When scientists perform neutron scattering experiments at SNS, they must account for the numerous possible scenarios that could have shaped the scattering pattern. Deciphering the neutrons that scatter off the material becomes a puzzle, and humans that have extensive experience with neutron scattering data have traditionally been relied on to form feasible hypotheses about the material’s structure based on the scattering patterns they see.
Researchers who perform these experiments can typically come up with many different scenarios for a material’s Hamiltonian, the expression of the material’s energy that completely describes its properties. But they can’t possibly account for every single one—especially in materials such as spin ices. Spin ices, magnetic analogues of ices, are thought to possess exotic magnetic states where north and south magnetic poles can separate and behave independently, something other magnets are unable to do. Determining the underlying interactions in these materials has proven to be very challenging, however.

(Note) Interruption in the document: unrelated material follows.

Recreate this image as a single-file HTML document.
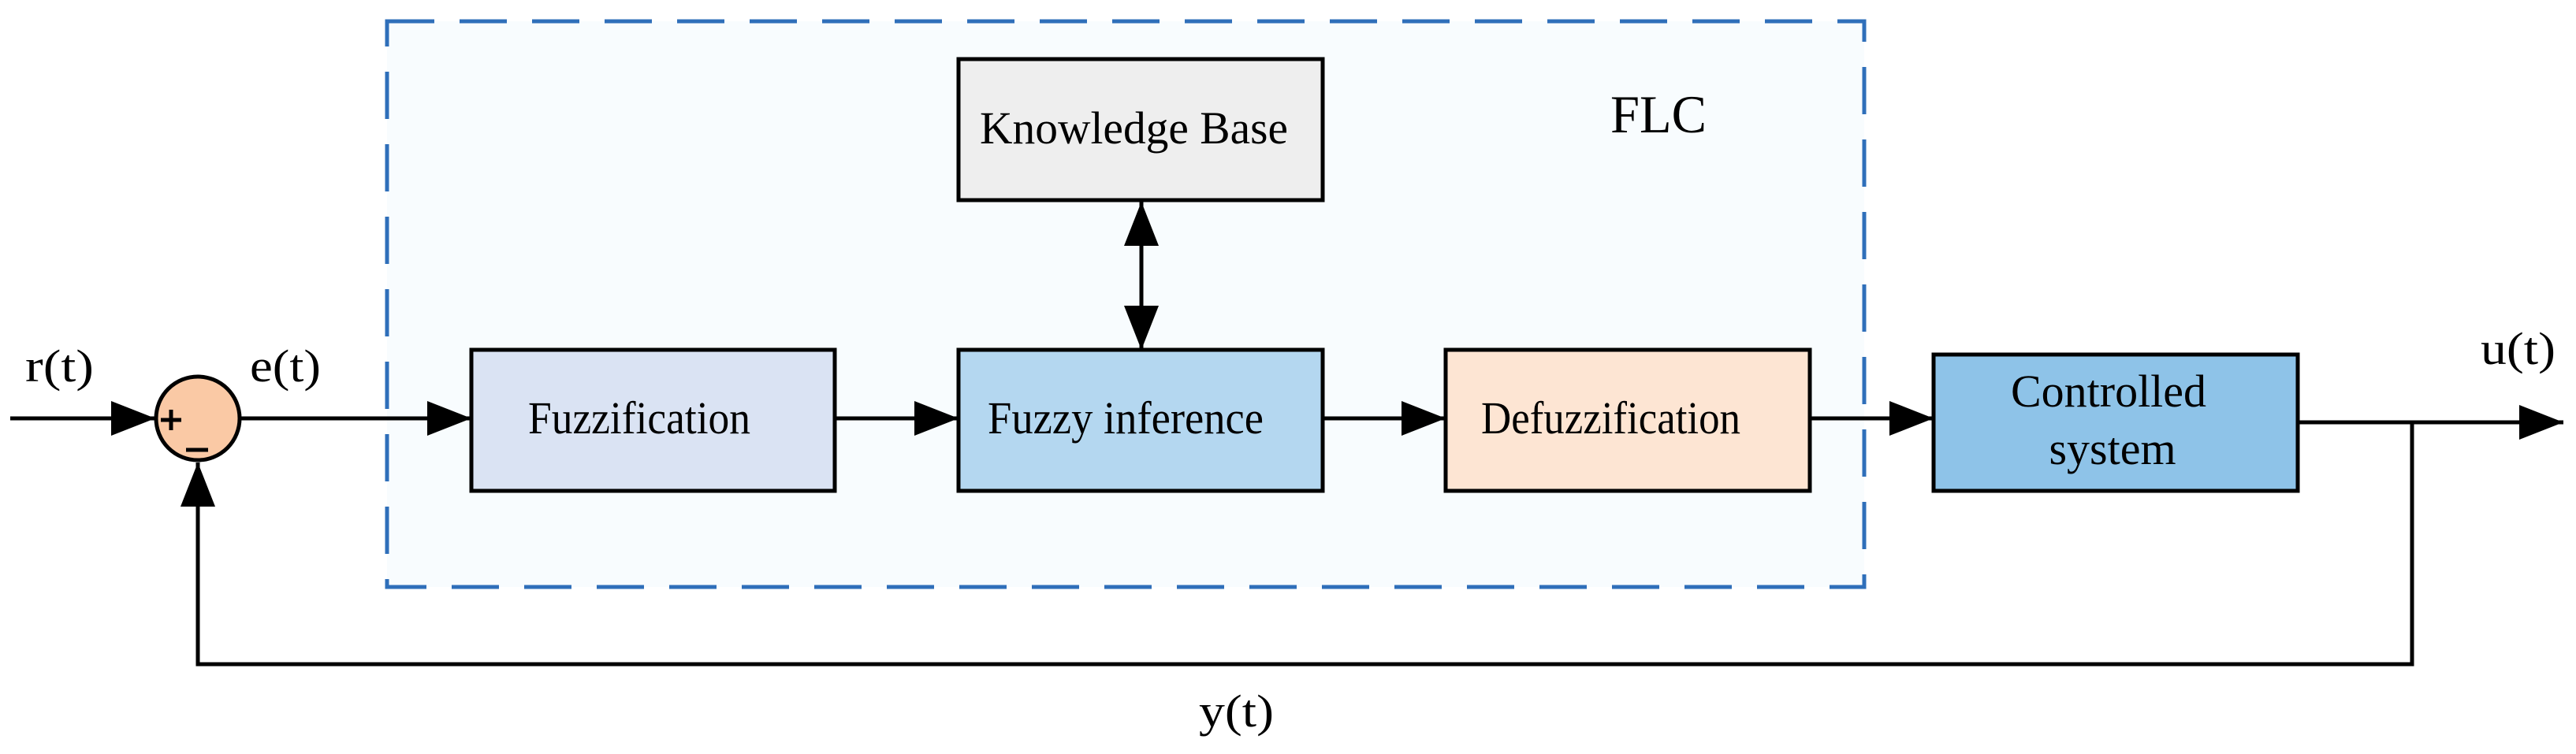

Training an ANN, a type of machine learning that can analyze patterns in data and operates in a way similar to the neural networks in a human brain, is one possible solution.
“Humans can never go through all the scenarios, because there’s always ones you’ve never thought about,” said Anjana Samarakoon, a postdoctoral research associate at ORNL who worked closely with Tennant on the project. “But a computer can go through hundreds of thousands of scenarios and summarize the information for you. And so it becomes kind of dependable—it solves one of your big problems.”
The team trained an autoencoder—a type of ANN often used for compressing and recreating images—using tens of thousands of simulations (more than 50 billion calculations) on the supercomputing resources at the OLCF, a DOE Office of Science User Facility at ORNL. The team was able to simulate many more scenarios than a human is capable of examining. The team also found that the ANN filters out experimental noise to pull out only the most important information from the raw scattering data to recreate a material’s structure.
“It does what an expert does, but it does something far beyond,” Samarakoon said. “This can do ten thousand models instead of the simple 100 or so that a human can do.”